After the Coalition stalled for almost a year, worsening our labour shortage, Dutton has the gall to complain about Labor's Migration Program win, writes Dr Abul Rizvi.
ALL THOSE businesses, schools, hospitals and house builders crying out for skilled labour from late 2021 will have every right to be angry at the Department of Home Affairs (DHA) leadership for failing to deliver the 2021-22 migration program by almost 16,500 visas.
The 2021-22 Migration Program delivered 143,556 visas compared to a Cabinet-approved planning level of 160,000. This was despite massive application backlogs and an increase in new permanent resident applications from 157,989 in 2020-21 to 185,030 in 2021-22.

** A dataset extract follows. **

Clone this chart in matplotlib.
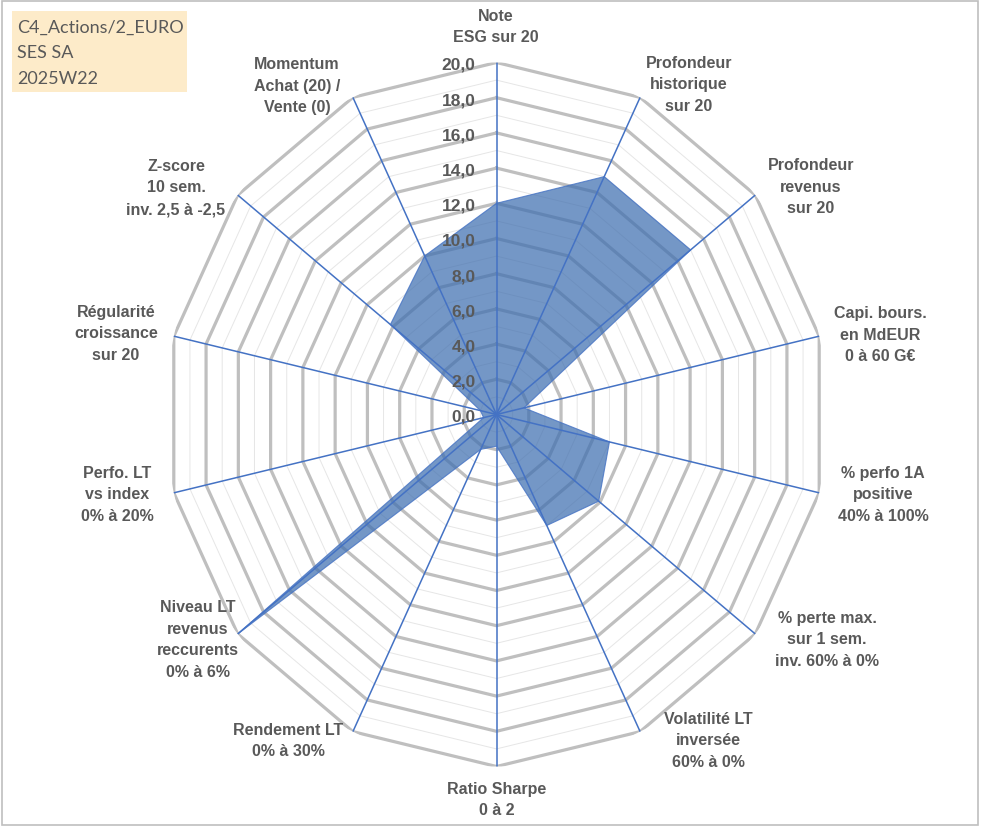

This is likely to be quite unlike the 27,583 visa shortfall engineered by Peter Dutton in 2017-18 on his contrived assertion that he was re-introducing integrity to the visa system — he was doing nothing of the sort. Under Dutton, the visa system – in particular asylum visas – was rorted like never before.
The Migration Program shortfall in 2021-22 is the result of chaos in the visa system that should be laid at the feet of DHA leadership as it is highly unlikely former Immigration Minister Alex Hawke wanted a shortfall given record labour shortages.
Labour shortages were well and truly apparent from August 2020 when reported job vacancies shot up to 208,000, and the unemployment rate began to fall sharply.
By November 2021, when DHA knew international borders would soon be re-opened, job vacancies had reached over 400,000 — a level we had never before seen. The unemployment rate had fallen to 4.2 per cent.
That should have been the trigger for DHA leadership to ensure the Migration Program would be delivered to the Cabinet-approved planning level of 160,000 and be ready to deliver at an even higher level if the Morrison Government decided it would respond to the extraordinary labour shortages.

But no.
The DHA leadership continued to ignore the cries for help with labour shortages. Indeed, in January 2022, the Morrison Government issued only 200 invitations for Skilled Independent visas and another 200 for Skilled Work Regional visas, followed in April 2022 by another 1,000 invitations for Skilled Independent visas and 500 Skilled Work Regional visas.
It was not until August 2022 that the Albanese Government issued 12,200 Skilled Independent visa invitations. There is no reason the Morrison Government could not have done this in late 2021 and contributed significantly to easing the skilled labour shortages much earlier.
Indeed, in September 2022, Peter Dutton ironically said:
“... we do need an increase in the migration numbers, but we’ll see what the Government actually delivers because this can be many, many months, if not a couple of years, in the pipeline”.
After the Morrison Government sat on its hands for almost 12 months with regard to the labour shortage, Dutton now complains it will take a long time to deliver the increased Migration Program!